Dini eğitime ağırlık
Araştırmaya katılanların yüzde 52’si dini eğitime daha çok ağırlık vermesi görüşünde. Eğitim sistemine güvenenler yüzde 30 düzeyinde bulunuyor.Sağlık konusunda doktora güven yüzde 75 çıkıyor.
‘Asker bağımsızlığın güvencesi’ diyenlerin oranı yüzde 85’e indi
Ipsos KMG’nin araştırmasına göre, ‘Askerler bağımsızlığın ve toplumsal düzenin güvencesidir’ düşüncesine katılanların oranı 7 puan gerileyerek yüzde 85’e indi.
“Bu ülkeyi beğenmeyen gidebilir” cümlesine verilen destek de 5 puanlık düşüş göstererek yüzde 56 olarak gerçekleşti.
İmkanı olsa başka bir ülkede ya da şehirde yaşamak isteyenlerin oranı yüzde 25 çıktı.
Erkek ev işi yapsın, kadın çalışmak için izin alsın
ARAŞTIRMANIN “Toplumsal Cinsiyet” başlığı altında kadın erkek eşitliğiyle ilgili bulgularına göre, geçmiş dönemlerle karşılaştırıldığında erkeğin de ev işi yapmasına destek verenlerde artış görülüyor. Erkekler ev işi yapmalı diyenler yüzde 39’dan yüzde 42’ye yükseliyor. Ayrıca, ‘Kadının çalışması kocasının iznine bağlıdır’ diyenlerin oranı yüzde 62 oldu.
200’den fazla veriyle Türkiye’yi 5’e böldüler
ARAŞTIRMADAN elde edilen 200’ün üzerinde veriye göre Türkiye 5 ayrı kümeye ayrıldı. Bu kümeler ve değerlendirmeleri şöyle:
Kentli Modernler: Yaklaşık 10 milyon kişi yer alıyor. Bunların yüzde 11’i ekonominin ve siyasetin gidişini “iyi” buluyor. Yüzde 18’e demokratik açılıma destek veriyor.

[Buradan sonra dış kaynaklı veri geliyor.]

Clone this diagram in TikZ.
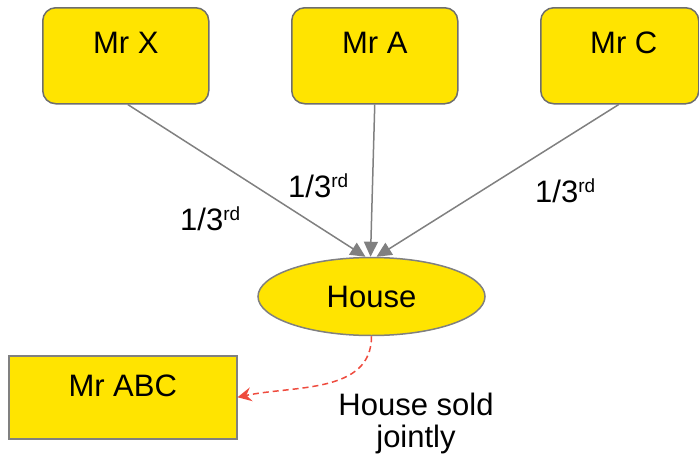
\documentclass[tikz,border=0pt]{standalone}
\usepackage{fontspec}
\setmainfont{Liberation Sans}
\usetikzlibrary{arrows.meta,shapes.geometric}
\definecolor{boxyellow}{HTML}{FFE400}
\definecolor{edgegray}{HTML}{6E6E6E}
\definecolor{linegray}{HTML}{808080}
\definecolor{soldred}{HTML}{EE4B3E}
\tikzset{
  txt/.style={font=\fontsize{31}{32}\selectfont},
  person/.style={txt, draw=edgegray, line width=1.5pt, fill=boxyellow,
    rounded corners=13pt, inner sep=0pt, align=center,
    minimum width=166pt, text height=46pt, text depth=50pt},
  buyer/.style={txt, draw=linegray, line width=1.5pt, fill=boxyellow,
    inner sep=0pt, align=center, minimum width=228pt,
    text height=41pt, text depth=42pt},
  asset/.style={txt, ellipse, draw=linegray, line width=1.5pt, fill=boxyellow,
    inner sep=0pt, minimum width=227pt, minimum height=78pt, text depth=0pt},
  share/.style={draw=linegray, line width=1.5pt,
    -{Triangle[length=15pt, width=14pt]}},
  sale/.style={draw=soldred, line width=1.5pt, dash pattern=on 6pt off 4pt,
    -{Stealth[length=14pt, width=14pt, inset=5pt]}},
  frac/.style={txt, inner sep=0pt, anchor=base west},
}
\newcommand{\third}{1/3\raisebox{10pt}{\fontsize{19}{19}\selectfont rd}}
\begin{document}
\begin{tikzpicture}[x=1pt, y=-1pt]
  \useasboundingbox (0,0) rectangle (699,453);

  % owners
  \node[person, anchor=north west] (mx) at (42,7) {Mr X};
  \node[person, anchor=north west] (ma) at (291,7) {Mr A};
  \node[person, anchor=north west, minimum width=158pt] (mc) at (540,7)
    {\hspace*{8pt}Mr C};

  % the shared property
  \node[asset] (house) at (371.5,296.5) {House};

  % the buyer
  \node[buyer, anchor=north west] (abc) at (8,355) {Mr ABC};

  % shares
  \coordinate (tipx) at ([xshift=-6pt]house.north);
  \coordinate (tipa) at ([xshift=-1pt]house.north);
  \coordinate (tipc) at ([xshift=5pt]house.north);
  \draw[share] ([xshift=2pt]mx.south) -- (tipx);
  \draw[share] (ma.south) -- (tipa);
  \draw[share] ([xshift=-1pt]mc.south) -- (tipc);

  \node[frac] (fx) at (180,230) {\third};
  \node[frac] (fa) at (288,197) {\third};
  \node[frac] (fc) at (535,202) {\third};

  % sale
  \draw[sale] (house.south) to[out=-90, in=12] (abc.east);
  \node[txt, align=center, inner sep=0pt, anchor=base] (sold) at (416,447)
    {House sold\\jointly};
\end{tikzpicture}
\end{document}
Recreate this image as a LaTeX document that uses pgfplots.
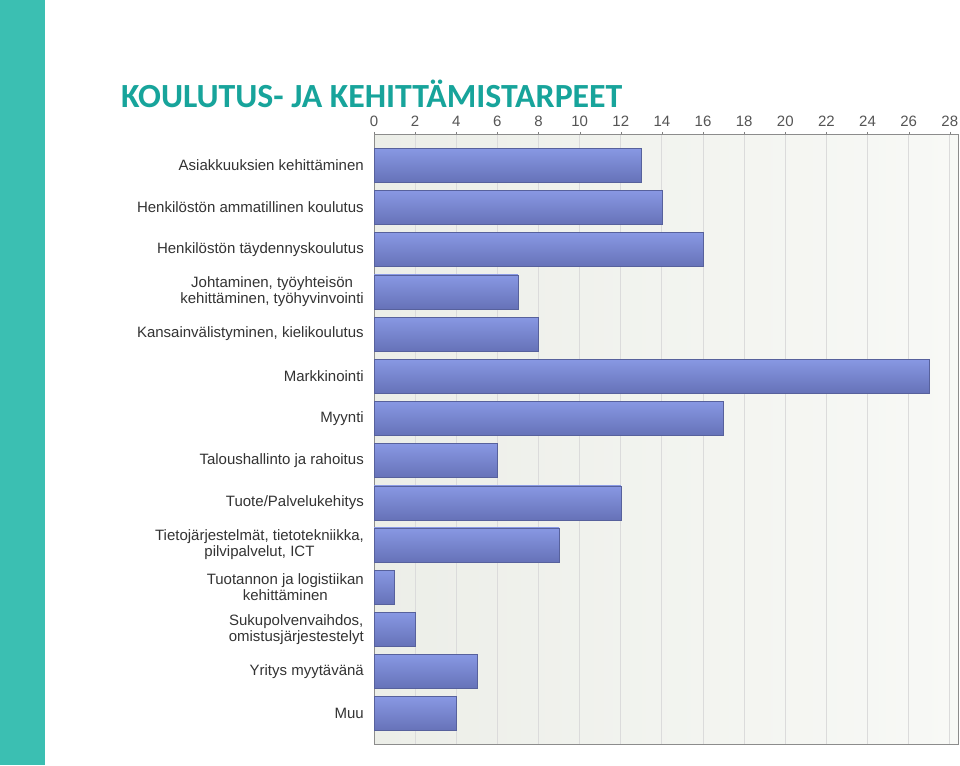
\documentclass[border=0pt]{standalone}
\usepackage{fontspec}
\setmainfont{Liberation Sans}
\newfontfamily\titlefont{Carlito}
\usepackage{pgfplots}
\pgfplotsset{compat=1.18}

\definecolor{stripe}{HTML}{3BBFB2}
\definecolor{titlec}{HTML}{17A49B}
\definecolor{barlight}{HTML}{8898E3}
\definecolor{bardark}{HTML}{6672B8}
\definecolor{bgleft}{HTML}{ECEEE8}
\definecolor{bgright}{HTML}{F8F9F6}
\definecolor{labelc}{HTML}{333333}
\definecolor{tickc}{HTML}{555555}

\pgfplotsset{onebar/.style={top color=barlight, bottom color=bardark,
  draw=bardark!85!black, line width=0.5pt, bar shift=0pt}}

\begin{document}
\begin{tikzpicture}
\path[use as bounding box, fill=white] (0,0) rectangle (960pt,765pt);
\fill[stripe] (0,0) rectangle (45pt,765pt);
\node[anchor=base west, inner sep=0pt, text=titlec, font=\titlefont\bfseries\fontsize{33.8}{36}\selectfont]
  at (121pt,657pt) {KOULUTUS- JA KEHITTÄMISTARPEET};

\begin{axis}[
    at={(374pt,21pt)}, anchor=south west,
    scale only axis,
    width=584pt, height=609pt,
    xbar,
    bar width=34pt,
    xmin=0, xmax=28.4,
    ymin=-0.72, ymax=13.72,
    y dir=reverse,
    xtick={0,2,...,28},
    xticklabel pos=upper,
    xtick pos=upper,
    ytick={0,...,13},
    yticklabels={
      {Asiakkuuksien kehittäminen},
      {Henkilöstön ammatillinen koulutus},
      {Henkilöstön täydennyskoulutus},
      {Johtaminen, työyhteisön\\kehittäminen, työhyvinvointi},
      {Kansainvälistyminen, kielikoulutus},
      {Markkinointi},
      {Myynti},
      {Taloushallinto ja rahoitus},
      {Tuote/Palvelukehitys},
      {Tietojärjestelmät, tietotekniikka,\\pilvipalvelut, ICT},
      {Tuotannon ja logistiikan\\kehittäminen},
      {Sukupolvenvaihdos,\\omistusjärjestestelyt},
      {Yritys myytävänä},
      {Muu}},
    yticklabel style={align=center, text=labelc, font=\fontsize{15}{16}\selectfont, inner sep=0pt, xshift=-7pt},
    xticklabel style={text=tickc, font=\fontsize{15}{16}\selectfont, inner sep=0pt, yshift=5pt},
    /pgf/number format/assume math mode=true,
    tick align=outside,
    major tick length=3pt,
    xtick style={color=gray},
    ytick style={draw=none},
    xmajorgrids,
    grid style={color=black!14, line width=0.8pt},
    axis line style={color=black!45, line width=1pt},
    axis background/.style={left color=bgleft, right color=bgright},
  ]
\addplot[onebar] coordinates {(13,0)};
\addplot[onebar] coordinates {(14,1)};
\addplot[onebar] coordinates {(16,2)};
\addplot[onebar] coordinates {(7,3)};
\addplot[onebar] coordinates {(8,4)};
\addplot[onebar] coordinates {(27,5)};
\addplot[onebar] coordinates {(17,6)};
\addplot[onebar] coordinates {(6,7)};
\addplot[onebar] coordinates {(12,8)};
\addplot[onebar] coordinates {(9,9)};
\addplot[onebar] coordinates {(1,10)};
\addplot[onebar] coordinates {(2,11)};
\addplot[onebar] coordinates {(5,12)};
\addplot[onebar] coordinates {(4,13)};
\end{axis}
\end{tikzpicture}
\end{document}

Tutunamayan Yurttaşlar: Bu grupta 9 milyon kişi var. Bu grup Doğu ve Güneydoğu Anadolu ve Marmara Bölgesinde yaşıyor. Ekonomik ve siyasal gidişatın Türkiye ortalamasından daha iyi olduğunu belirten bu grup, kamuda türban serbestliğini yüzde 60’la destekliyor.
Kırsal Kayıtsızlar: Yaklaşık 16.6 milyon kişinin bulunduğu bu grup, ekonomik ve siyasal gidişatın Tüürkiye ortalamasının da altında olduğunu düşünüyor.
Kentli Gelenekçiler: Yaklaşık 21.6 milyon kişinin bulunduğu bu grup, orduya yüksek değer veriyor, ekonomiden memnun görünüyor, açılıma destek vermiyor.
Kırsal Statükocular: 14.4 milyon kişinin bulunduğu grup, ekonomik ve siyasal gidişatın Türkiye ortalamasından daha iyi olduğunu düşünüyor. Demokratik açılıma ve Kürtçe eğitime destek veriyor.
Ipsos Türkiye bölge lideri
IPSOS KMG CEO’su Vural Çakır, şirketin 2009 yılını yüzde 25 büyümeyle kapattığını söyledi. Ulaştığı ciroyla Ipsos’un Orta ve Doğu Avrupa ve Afrika bölgesindeki en büyük şirketi Ipsos Türkiye oldu. Çakır, 2010’da büyüme hedeflerinin yüzde 15 olduğunu kaydetti.